• **Stated problem**: Transcribe the listing verbatim. Do not carry over any pictures.

▶

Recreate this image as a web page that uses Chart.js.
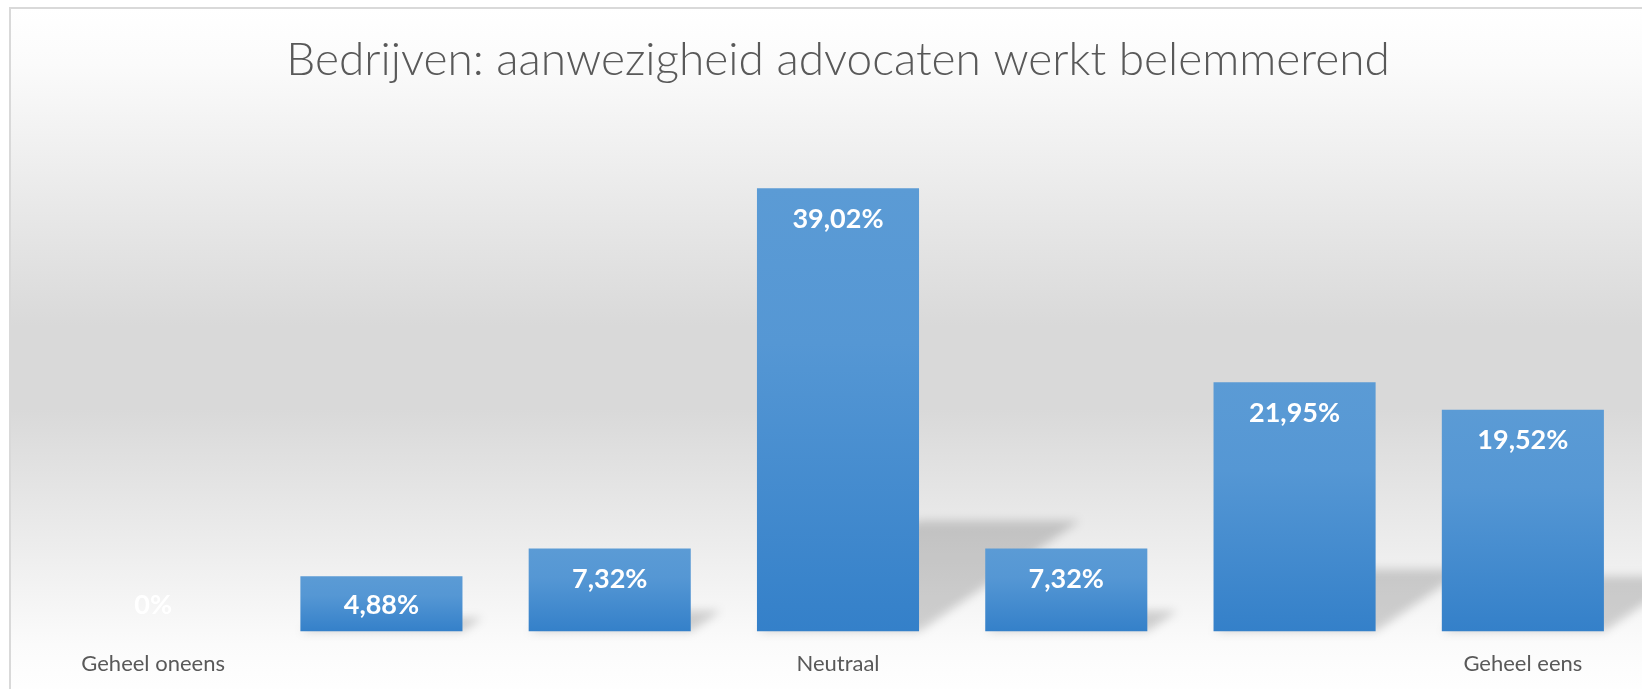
<!DOCTYPE html>
<html>
<head>
<meta charset="utf-8">
<script src="https://cdn.jsdelivr.net/npm/chart.js@4.4.1/dist/chart.umd.min.js"></script>
<style>
  html, body { margin: 0; padding: 0; background: #ffffff; }
  #wrap { width: 1642px; height: 689px; position: relative; }
</style>
</head>
<body>
<div id="wrap"><canvas id="c" width="1642" height="689"></canvas></div>
<script>
const TITLE = 'Bedrijven: aanwezigheid advocaten werkt belemmerend';
const categories = ['Geheel oneens', '', '', 'Neutraal', '', '', 'Geheel eens'];
const values = [0, 4.88, 7.32, 39.02, 7.32, 21.95, 19.52];
const yMin = 0;
const yMax = 45;

function fmt(v) {
  if (v === 0) return '0%';
  return v.toFixed(2).replace('.', ',') + '%';
}

const backgroundPlugin = {
  id: 'bgPanel',
  beforeDraw(chart) {
    const ctx = chart.ctx;
    const x0 = 10, y0 = 8, x1 = 1660, y1 = 700;
    ctx.save();
    ctx.fillStyle = '#ffffff';
    ctx.fillRect(0, 0, chart.width, chart.height);
    const g = ctx.createLinearGradient(0, y0, 0, y1);
    g.addColorStop(0, '#ffffff');
    g.addColorStop(0.08, '#fbfbfb');
    g.addColorStop(0.46, '#d9d9d9');
    g.addColorStop(0.58, '#d9d9d9');
    g.addColorStop(0.92, '#fbfbfb');
    g.addColorStop(1, '#ffffff');
    ctx.fillStyle = g;
    ctx.fillRect(x0, y0, x1 - x0, y1 - y0);
    ctx.strokeStyle = '#d9d9d9';
    ctx.lineWidth = 2;
    ctx.strokeRect(x0, y0, x1 - x0, y1 - y0);
    ctx.restore();
  }
};

const shadowPlugin = {
  id: 'barShadow',
  beforeDatasetsDraw(chart) {
    const ctx = chart.ctx;
    const meta = chart.getDatasetMeta(0);
    ctx.save();
    ctx.filter = 'blur(5px)';
    ctx.fillStyle = 'rgba(0,0,0,0.17)';
    meta.data.forEach((bar) => {
      const p = bar.getProps(['x', 'y', 'base', 'width'], true);
      const h = p.base - p.y;
      if (h <= 0) return;
      const sh = 0.25 * h;
      const dx = 1.45 * sh;
      const l = p.x - p.width / 2, r = p.x + p.width / 2;
      ctx.beginPath();
      ctx.moveTo(l, p.base);
      ctx.lineTo(r, p.base);
      ctx.lineTo(r + dx, p.base - sh);
      ctx.lineTo(l + dx, p.base - sh);
      ctx.closePath();
      ctx.fill();
    });
    ctx.restore();
  }
};

const labelPlugin = {
  id: 'barLabels',
  afterDatasetsDraw(chart) {
    const ctx = chart.ctx;
    const meta = chart.getDatasetMeta(0);
    ctx.save();
    ctx.font = 'bold 27px Lato, "Open Sans", sans-serif';
    ctx.fillStyle = '#ffffff';
    ctx.textAlign = 'center';
    ctx.textBaseline = 'middle';
    meta.data.forEach((bar, i) => {
      const p = bar.getProps(['x', 'y', 'base'], true);
      const ly = Math.min(p.y + 31, p.base - 26);
      ctx.fillText(fmt(values[i]), p.x, ly);
    });
    ctx.restore();
  }
};

function barFill(context) {
  const chart = context.chart;
  const area = chart.chartArea;
  if (!area || !chart.scales.y) return '#4a8fd2';
  const v = values[context.dataIndex];
  const top = chart.scales.y.getPixelForValue(v);
  const base = chart.scales.y.getPixelForValue(0);
  if (base - top < 1) return '#4a8fd2';
  const g = chart.ctx.createLinearGradient(0, top, 0, base);
  g.addColorStop(0, '#5b9bd5');
  g.addColorStop(0.35, '#5597d4');
  g.addColorStop(1, '#3480c9');
  return g;
}

new Chart(document.getElementById('c'), {
  type: 'bar',
  data: {
    labels: categories,
    datasets: [{
      data: values,
      backgroundColor: barFill,
      borderWidth: 0,
      categoryPercentage: 1.0,
      barPercentage: 0.71
    }]
  },
  plugins: [backgroundPlugin, shadowPlugin, labelPlugin],
  options: {
    responsive: false,
    animation: false,
    layout: { padding: { left: 39, right: 5, top: 0, bottom: -7 } },
    plugins: {
      legend: { display: false },
      tooltip: { enabled: false },
      title: {
        display: true,
        text: TITLE,
        color: '#595959',
        font: { family: 'Lato, "Open Sans", sans-serif', size: 46, weight: '300' },
        padding: { top: 33, bottom: 32 }
      }
    },
    scales: {
      x: {
        grid: { display: false, drawTicks: false },
        border: { display: false },
        ticks: {
          autoSkip: false,
          maxRotation: 0,
          padding: 19,
          color: '#595959',
          font: { family: 'Lato, "Open Sans", sans-serif', size: 22 }
        }
      },
      y: {
        display: false,
        min: yMin,
        max: yMax
      }
    }
  }
});
</script>
</body>
</html>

◀

• **Answer**:
Recreate this image as a web page that uses Chart.js.
<!DOCTYPE html>
<html>
<head>
<meta charset="utf-8">
<script src="https://cdn.jsdelivr.net/npm/chart.js@4.4.1/dist/chart.umd.min.js"></script>
<style>
  html, body { margin: 0; padding: 0; background: #ffffff; }
  #wrap { width: 1642px; height: 689px; position: relative; }
</style>
</head>
<body>
<div id="wrap"><canvas id="c" width="1642" height="689"></canvas></div>
<script>
const TITLE = 'Bedrijven: aanwezigheid advocaten werkt belemmerend';
const categories = ['Geheel oneens', '', '', 'Neutraal', '', '', 'Geheel eens'];
const values = [0, 4.88, 7.32, 39.02, 7.32, 21.95, 19.52];
const yMin = 0;
const yMax = 45;

function fmt(v) {
  if (v === 0) return '0%';
  return v.toFixed(2).replace('.', ',') + '%';
}

const backgroundPlugin = {
  id: 'bgPanel',
  beforeDraw(chart) {
    const ctx = chart.ctx;
    const x0 = 10, y0 = 8, x1 = 1660, y1 = 700;
    ctx.save();
    ctx.fillStyle = '#ffffff';
    ctx.fillRect(0, 0, chart.width, chart.height);
    const g = ctx.createLinearGradient(0, y0, 0, y1);
    g.addColorStop(0, '#ffffff');
    g.addColorStop(0.08, '#fbfbfb');
    g.addColorStop(0.46, '#d9d9d9');
    g.addColorStop(0.58, '#d9d9d9');
    g.addColorStop(0.92, '#fbfbfb');
    g.addColorStop(1, '#ffffff');
    ctx.fillStyle = g;
    ctx.fillRect(x0, y0, x1 - x0, y1 - y0);
    ctx.strokeStyle = '#d9d9d9';
    ctx.lineWidth = 2;
    ctx.strokeRect(x0, y0, x1 - x0, y1 - y0);
    ctx.restore();
  }
};

const shadowPlugin = {
  id: 'barShadow',
  beforeDatasetsDraw(chart) {
    const ctx = chart.ctx;
    const meta = chart.getDatasetMeta(0);
    ctx.save();
    ctx.filter = 'blur(5px)';
    ctx.fillStyle = 'rgba(0,0,0,0.17)';
    meta.data.forEach((bar) => {
      const p = bar.getProps(['x', 'y', 'base', 'width'], true);
      const h = p.base - p.y;
      if (h <= 0) return;
      const sh = 0.25 * h;
      const dx = 1.45 * sh;
      const l = p.x - p.width / 2, r = p.x + p.width / 2;
      ctx.beginPath();
      ctx.moveTo(l, p.base);
      ctx.lineTo(r, p.base);
      ctx.lineTo(r + dx, p.base - sh);
      ctx.lineTo(l + dx, p.base - sh);
      ctx.closePath();
      ctx.fill();
    });
    ctx.restore();
  }
};

const labelPlugin = {
  id: 'barLabels',
  afterDatasetsDraw(chart) {
    const ctx = chart.ctx;
    const meta = chart.getDatasetMeta(0);
    ctx.save();
    ctx.font = 'bold 27px Lato, "Open Sans", sans-serif';
    ctx.fillStyle = '#ffffff';
    ctx.textAlign = 'center';
    ctx.textBaseline = 'middle';
    meta.data.forEach((bar, i) => {
      const p = bar.getProps(['x', 'y', 'base'], true);
      const ly = Math.min(p.y + 31, p.base - 26);
      ctx.fillText(fmt(values[i]), p.x, ly);
    });
    ctx.restore();
  }
};

function barFill(context) {
  const chart = context.chart;
  const area = chart.chartArea;
  if (!area || !chart.scales.y) return '#4a8fd2';
  const v = values[context.dataIndex];
  const top = chart.scales.y.getPixelForValue(v);
  const base = chart.scales.y.getPixelForValue(0);
  if (base - top < 1) return '#4a8fd2';
  const g = chart.ctx.createLinearGradient(0, top, 0, base);
  g.addColorStop(0, '#5b9bd5');
  g.addColorStop(0.35, '#5597d4');
  g.addColorStop(1, '#3480c9');
  return g;
}

new Chart(document.getElementById('c'), {
  type: 'bar',
  data: {
    labels: categories,
    datasets: [{
      data: values,
      backgroundColor: barFill,
      borderWidth: 0,
      categoryPercentage: 1.0,
      barPercentage: 0.71
    }]
  },
  plugins: [backgroundPlugin, shadowPlugin, labelPlugin],
  options: {
    responsive: false,
    animation: false,
    layout: { padding: { left: 39, right: 5, top: 0, bottom: -7 } },
    plugins: {
      legend: { display: false },
      tooltip: { enabled: false },
      title: {
        display: true,
        text: TITLE,
        color: '#595959',
        font: { family: 'Lato, "Open Sans", sans-serif', size: 46, weight: '300' },
        padding: { top: 33, bottom: 32 }
      }
    },
    scales: {
      x: {
        grid: { display: false, drawTicks: false },
        border: { display: false },
        ticks: {
          autoSkip: false,
          maxRotation: 0,
          padding: 19,
          color: '#595959',
          font: { family: 'Lato, "Open Sans", sans-serif', size: 22 }
        }
      },
      y: {
        display: false,
        min: yMin,
        max: yMax
      }
    }
  }
});
</script>
</body>
</html>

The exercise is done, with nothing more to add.